In the context of tax theory and government finance, the carbon tax has a different function. It is a way to finance government and replace other levies. In this world, the goals are to maintain economic efficiency and tax equity, while, as in any tax system, plucking the most feathers from the geese that squawk the least.
In the context of environmentalism, a carbon tax can reduce emissions of the “pollutant” CO2. In this world, the limitations, caveats, and subtleties of the contexts of economic purity or tax policy do not apply. The reduction targets are not limited by any empirical estimate of the harm caused by CO2 — or by any concern that the level of a tax might rise so far as to become economically destructive.
Five Mega Problems …
In public and political discussion, the distinctions between these three contexts tend to get blurred, and arguments applicable to tax or economic issues are often incorporated into the environmental debate, despite the fact that in this context the carbon tax of economic theory or tax analysis is fiction. Political realities will determine the size of the tax and the disposition of the revenues. Politicians will be sensitive to the costs imposed on voters, and interest groups will fight for exceptions or subsidies to mitigate the effects, with the actions of each unhinged from the theoretical efficiency of the tax.
Viewed in this perspective, the carbon tax is a bad idea that should be rejected. Rather than a simple path to a benign energy future, the carbon tax is the proverbial Garden Path, or the road to Hell that is paved with good intentions. In the course of its inevitable failure, it would cause serious economic damage to the United States at a time when the nation’s economy is already under stress.
Carbon Tax Hell has five circles:
* The first consists of erroneous expectations about the ability of a carbon tax imposed in the United States to affect global temperatures. The assumption is made, usually tacitly, that of course a carbon tax would reduce future temperatures, and this would justify the costs and sacrifices involved. The proponents of the tax let people think this, but they do not attach a specific number to the predicted temperature reduction.
In fact, the impact would be tiny. The projections of the Intergovernmental Panel on Climate Change (IPCC) about the effects of CO2 on warming are highly suspect (see full paper for more). However, even if the IPCC conclusions are taken as accurate, a drastic 83 percent reduction in CO2 emissions from the United States over the next four decades would reduce global temperatures by 0.11°C, which is 4 percent of the IPCC’s midrange warming estimate of 2.96°C over the next century. (As discussed in the full paper, the IPCC’s models overstate the future impact of CO2 on temperature, so the actual impact of U.S. action would be infinitesimal rather than just tiny.)

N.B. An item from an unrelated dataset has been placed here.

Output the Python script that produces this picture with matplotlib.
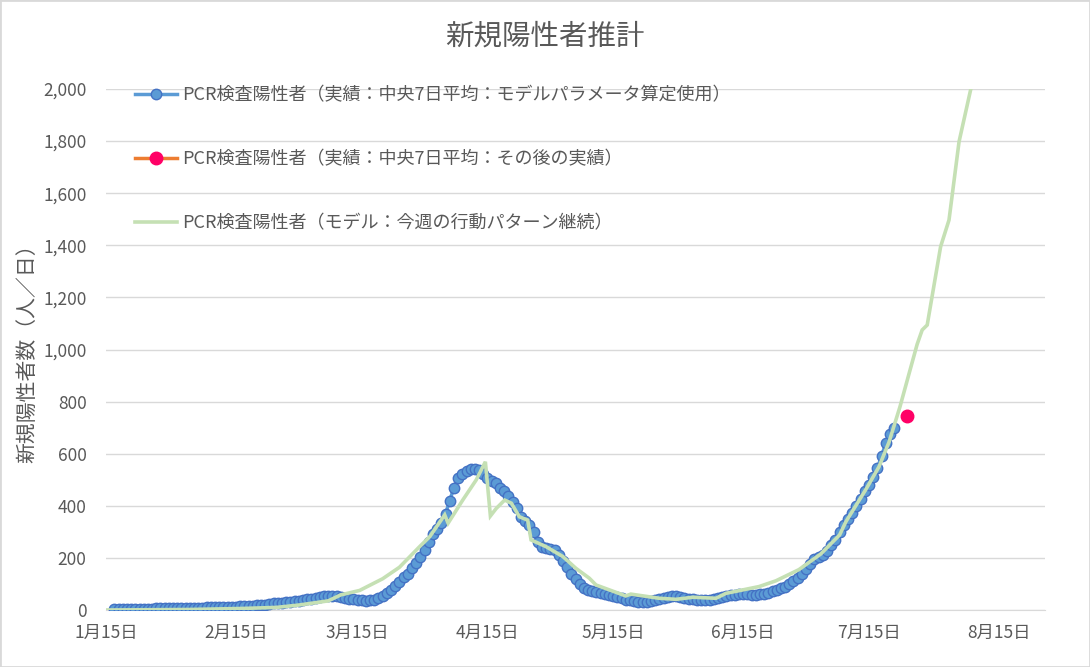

* The second circle of hell consists of a lack of specificity about future sources of energy. The chart on page 3 shows current sources of energy in the United States. Advocates of a carbon tax lack any realistic chart showing energy sources in the future, after a carbon tax has produced some desired amount of reduction in CO2 emissions, such as the 80 percent target of Sanders-Boxer. Nor do these projections show any path for getting to a new constellation of energy sources.
In the absence of identification of specific technologies and their attainability, any discussion of significant CO2 reduction becomes a variation on the story of Peter Pan. If we all believe real hard, Tinkerbell will appear in the form of an Energy Fairy.
* The third circle contains problems with the basic theories used to support the carbon tax. In economic theory, taxes on bad things are intended to compensate for the fact that some of the harms caused by the bads are not paid for by the producers.
They spill over and land on others. Because the producers do not incur the full costs, the bads are over-produced. This theory is correct, but incomplete. It does not account for the complementary
principle that many benefits of an activity or product are not captured by the producer.These, too, spill over to the advantage of others. Because the producers do not get all the benefits, they will produce less than they would if the costs and benefits were both concentrated in the hands of those responsible for the activity.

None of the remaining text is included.